The 17-year-old honor roll student, gets about one month off during the year.
The rest of the time, she spends working out and competing, always pushing herself to do better.
After breaking two state records in the 100 and 200 freestyle events which stood for 15 years, Grabski was named The Daily Item's Swimmer of the Year for the second straight year.
Grabski's record-setting time in the 100 was 49.57-seconds and 1 minute, 47.05-seconds in the 200 at Bucknell University during the PIAA State Swimming and Diving Championships in March. Bloomsburg's Stef Williams was the previous record holder.
"The main thing is the time drop, especially in the 200," she said of the difference in her performance from last year to this year. "At Nationals (YMCA) last year I was at 1:51 and this year I lowered it to a 1:46."
She credits getting into weight-lifting as one of the keys that has helped her lower her times.
"Our program was a lot more challenging this year and a big help was weight lifting," she said. "You are working every muscle in your body as a swimmer and although it doesn't show at practice, my kick is the strongest part of my swimming."

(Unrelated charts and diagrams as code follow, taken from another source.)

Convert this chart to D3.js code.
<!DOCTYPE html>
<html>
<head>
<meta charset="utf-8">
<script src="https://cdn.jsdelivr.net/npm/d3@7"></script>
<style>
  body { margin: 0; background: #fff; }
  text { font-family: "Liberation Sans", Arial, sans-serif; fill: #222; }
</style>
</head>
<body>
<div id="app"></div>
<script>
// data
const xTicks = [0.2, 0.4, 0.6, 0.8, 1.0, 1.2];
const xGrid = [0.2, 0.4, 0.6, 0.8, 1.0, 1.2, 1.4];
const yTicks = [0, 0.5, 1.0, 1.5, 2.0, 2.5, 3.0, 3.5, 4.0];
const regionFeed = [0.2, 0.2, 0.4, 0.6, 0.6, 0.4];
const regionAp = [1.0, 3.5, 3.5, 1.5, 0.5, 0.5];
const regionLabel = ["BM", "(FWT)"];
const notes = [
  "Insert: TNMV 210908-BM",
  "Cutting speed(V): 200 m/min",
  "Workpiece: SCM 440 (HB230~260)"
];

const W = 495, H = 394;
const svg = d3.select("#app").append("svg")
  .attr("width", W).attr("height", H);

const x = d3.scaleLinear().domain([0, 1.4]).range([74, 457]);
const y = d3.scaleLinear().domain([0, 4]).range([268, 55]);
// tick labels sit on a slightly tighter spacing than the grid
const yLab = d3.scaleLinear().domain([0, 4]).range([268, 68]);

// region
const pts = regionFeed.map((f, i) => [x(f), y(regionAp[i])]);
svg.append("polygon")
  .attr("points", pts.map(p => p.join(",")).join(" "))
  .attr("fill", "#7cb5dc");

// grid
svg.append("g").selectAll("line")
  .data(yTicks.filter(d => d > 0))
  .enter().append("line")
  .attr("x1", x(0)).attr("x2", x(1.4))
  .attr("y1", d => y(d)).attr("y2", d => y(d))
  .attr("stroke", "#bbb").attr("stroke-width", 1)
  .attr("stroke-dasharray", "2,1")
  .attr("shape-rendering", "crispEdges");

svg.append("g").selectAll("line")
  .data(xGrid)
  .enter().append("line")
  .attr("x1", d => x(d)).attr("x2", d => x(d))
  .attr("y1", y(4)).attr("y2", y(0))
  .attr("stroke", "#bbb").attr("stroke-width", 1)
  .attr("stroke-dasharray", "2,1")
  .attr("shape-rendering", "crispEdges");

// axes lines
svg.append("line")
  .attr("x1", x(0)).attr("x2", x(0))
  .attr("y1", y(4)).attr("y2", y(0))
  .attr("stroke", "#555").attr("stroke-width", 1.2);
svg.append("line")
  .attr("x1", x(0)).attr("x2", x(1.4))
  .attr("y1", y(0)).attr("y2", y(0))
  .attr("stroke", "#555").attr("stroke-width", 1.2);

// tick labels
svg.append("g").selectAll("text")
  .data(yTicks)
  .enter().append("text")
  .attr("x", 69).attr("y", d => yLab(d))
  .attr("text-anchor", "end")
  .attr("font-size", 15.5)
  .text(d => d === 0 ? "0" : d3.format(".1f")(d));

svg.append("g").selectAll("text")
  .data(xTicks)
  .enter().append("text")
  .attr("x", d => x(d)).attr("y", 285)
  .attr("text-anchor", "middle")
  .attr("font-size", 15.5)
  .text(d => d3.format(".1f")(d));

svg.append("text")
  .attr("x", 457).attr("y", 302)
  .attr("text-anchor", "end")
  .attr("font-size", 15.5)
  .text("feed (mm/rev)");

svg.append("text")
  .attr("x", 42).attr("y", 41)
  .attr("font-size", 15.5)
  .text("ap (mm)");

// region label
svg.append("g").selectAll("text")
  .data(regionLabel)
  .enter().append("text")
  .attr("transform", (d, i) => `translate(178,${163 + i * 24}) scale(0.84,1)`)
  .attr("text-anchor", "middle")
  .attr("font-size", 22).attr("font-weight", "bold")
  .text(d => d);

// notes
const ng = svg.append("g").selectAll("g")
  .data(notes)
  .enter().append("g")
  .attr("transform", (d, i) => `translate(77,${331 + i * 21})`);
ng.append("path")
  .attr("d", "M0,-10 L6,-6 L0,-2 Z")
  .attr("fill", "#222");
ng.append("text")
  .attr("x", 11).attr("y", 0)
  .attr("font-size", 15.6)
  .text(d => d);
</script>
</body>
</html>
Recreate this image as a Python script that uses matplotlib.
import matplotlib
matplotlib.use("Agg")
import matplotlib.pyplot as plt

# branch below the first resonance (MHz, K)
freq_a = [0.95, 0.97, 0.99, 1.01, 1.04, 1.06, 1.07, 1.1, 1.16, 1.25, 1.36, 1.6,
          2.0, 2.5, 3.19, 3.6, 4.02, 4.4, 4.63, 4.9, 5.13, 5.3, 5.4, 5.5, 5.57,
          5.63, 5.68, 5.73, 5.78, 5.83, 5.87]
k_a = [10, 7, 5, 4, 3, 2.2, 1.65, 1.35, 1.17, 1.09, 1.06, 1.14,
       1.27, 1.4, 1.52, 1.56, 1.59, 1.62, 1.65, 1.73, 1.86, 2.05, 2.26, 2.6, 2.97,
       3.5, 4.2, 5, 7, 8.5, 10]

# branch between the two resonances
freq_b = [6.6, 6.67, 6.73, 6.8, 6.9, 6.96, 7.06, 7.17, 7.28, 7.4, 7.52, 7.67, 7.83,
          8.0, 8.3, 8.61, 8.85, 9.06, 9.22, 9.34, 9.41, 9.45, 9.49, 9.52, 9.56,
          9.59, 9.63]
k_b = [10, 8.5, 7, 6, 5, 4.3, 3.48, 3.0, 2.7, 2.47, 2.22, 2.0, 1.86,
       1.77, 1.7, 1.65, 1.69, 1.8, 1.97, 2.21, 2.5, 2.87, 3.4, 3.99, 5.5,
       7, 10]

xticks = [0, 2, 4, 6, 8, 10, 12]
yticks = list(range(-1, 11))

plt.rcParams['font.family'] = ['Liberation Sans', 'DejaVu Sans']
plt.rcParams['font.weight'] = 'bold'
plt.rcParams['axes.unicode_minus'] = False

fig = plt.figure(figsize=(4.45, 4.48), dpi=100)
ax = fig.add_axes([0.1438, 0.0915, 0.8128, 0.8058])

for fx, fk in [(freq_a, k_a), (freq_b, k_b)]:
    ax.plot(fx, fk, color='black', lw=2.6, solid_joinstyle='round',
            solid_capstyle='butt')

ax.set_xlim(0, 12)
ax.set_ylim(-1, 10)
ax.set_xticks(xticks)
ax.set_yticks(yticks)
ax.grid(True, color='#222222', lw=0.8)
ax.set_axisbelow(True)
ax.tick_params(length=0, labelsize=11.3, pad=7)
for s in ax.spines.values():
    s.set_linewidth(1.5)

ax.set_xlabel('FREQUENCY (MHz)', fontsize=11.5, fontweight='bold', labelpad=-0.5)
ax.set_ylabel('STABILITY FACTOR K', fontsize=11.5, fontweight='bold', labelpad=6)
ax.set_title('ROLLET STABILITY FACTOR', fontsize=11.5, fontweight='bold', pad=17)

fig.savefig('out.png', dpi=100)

At the YMCA Nationals at the Greensboro Aquatic Center in Greensboro, N.C., this month, Grabski continued to shine. She finished fifth in the 50 after qualifying fifth out of 243 qualifiers. She finished second in the 200 finals.
"I looked back on the video and I was ahead for a majority of the race and Meghan Small from York (a 14-year-old), she really brought it in the end," she said. "I was hungry for the 100 and I went out and won that event."

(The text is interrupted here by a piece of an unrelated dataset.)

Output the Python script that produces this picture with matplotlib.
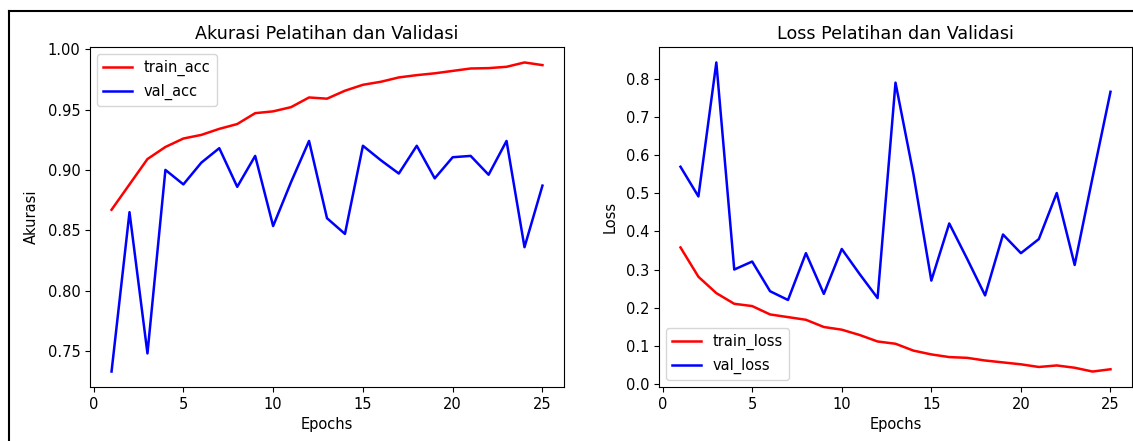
import matplotlib
matplotlib.use('Agg')
import matplotlib.pyplot as plt
from matplotlib.lines import Line2D

# Data
epochs = list(range(1, 26))

train_acc = [0.867, 0.888, 0.909, 0.919, 0.926, 0.929, 0.934, 0.938, 0.947, 0.9485,
             0.952, 0.960, 0.959, 0.9656, 0.9705, 0.973, 0.9766, 0.9785, 0.980, 0.982,
             0.984, 0.9843, 0.9854, 0.989, 0.9868]
val_acc = [0.733, 0.865, 0.748, 0.900, 0.888, 0.906, 0.918, 0.886, 0.9116, 0.8535,
           0.890, 0.924, 0.860, 0.847, 0.920, 0.908, 0.897, 0.920, 0.893, 0.9105,
           0.9116, 0.896, 0.924, 0.836, 0.887]

train_loss = [0.358, 0.281, 0.238, 0.210, 0.204, 0.182, 0.175, 0.168, 0.149, 0.142,
              0.128, 0.111, 0.105, 0.087, 0.077, 0.070, 0.068, 0.061, 0.056, 0.051,
              0.044, 0.048, 0.042, 0.032, 0.038]
val_loss = [0.570, 0.492, 0.844, 0.300, 0.321, 0.243, 0.220, 0.343, 0.236, 0.354,
            0.288, 0.225, 0.791, 0.551, 0.271, 0.421, 0.328, 0.232, 0.392, 0.343,
            0.380, 0.501, 0.312, 0.542, 0.767]

plt.rcParams['font.size'] = 10.5
plt.rcParams['lines.linewidth'] = 1.8
plt.rcParams['axes.labelpad'] = 6

W, H = 1133, 441
fig = plt.figure(figsize=(W / 100, H / 100), dpi=100)

# Axes placed in pixel terms
ax1 = fig.add_axes([90 / W, 1 - 387 / H, 474 / W, 340 / H])
ax2 = fig.add_axes([659 / W, 1 - 387 / H, 473 / W, 340 / H])

# Accuracy
ax1.plot(epochs, train_acc, 'r', label='train_acc')
ax1.plot(epochs, val_acc, 'b', label='val_acc')
ax1.set_title('Akurasi Pelatihan dan Validasi')
ax1.set_xlabel('Epochs', labelpad=4)
ax1.set_ylabel('Akurasi')
ax1.legend(loc='upper left')

# Loss
ax2.plot(epochs, train_loss, 'r', label='train_loss')
ax2.plot(epochs, val_loss, 'b', label='val_loss')
ax2.set_title('Loss Pelatihan dan Validasi')
ax2.set_xlabel('Epochs', labelpad=4)
ax2.set_ylabel('Loss')
ax2.legend(loc='lower left')

# screenshot frame (top and left edge)
fig.add_artist(Line2D([9 / W, 1], [1 - 11 / H, 1 - 11 / H], color='black', lw=1.5))
fig.add_artist(Line2D([9 / W, 9 / W], [0, 1 - 11 / H], color='black', lw=1.5))

fig.savefig('out.png', dpi=100)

Grabski swam the anchor leg of the 200 Medley Relay along with Caitlin Foley (Lewisburg). Katie Saloky (Central Columbia) and Elizabeth Grazio (Central Columbia) at the Nationals for the Sunbury Y. The team finished third in the finals with a time of 1:42.54, which was under the national record.
In winning the 100, she bested her state record time with a time of 1:46.93.
As for her plans to break her own records in her senior year, she offered this response: "I do have an idea of what I want to accomplish, maybe I'll try a different event," she said. "The 500 intrigues me. It's always nice to try something new."
As an independent winner, Grabski is limited to participating in two events
Grabski started swimming when she was five and is interested in nutrition or sports medicine as she looks towards college.
"I want to continue in the sports atmosphere," she said. "Athletes have an interesting mind-set and a motivation. Whatever field I do, it will be a long-term career. I'll continue to have talks with my coaches and set a game plan for my senior year."
The day after she got back from the YMAC Nationals, Grabski went on a three-mile run.
"You don't stop training or lifting or cross-training, you really don't stop," she said.
There's no reason to believe that whatever events Grabski chooses to compete in next year, chances are, the state record will likely fall.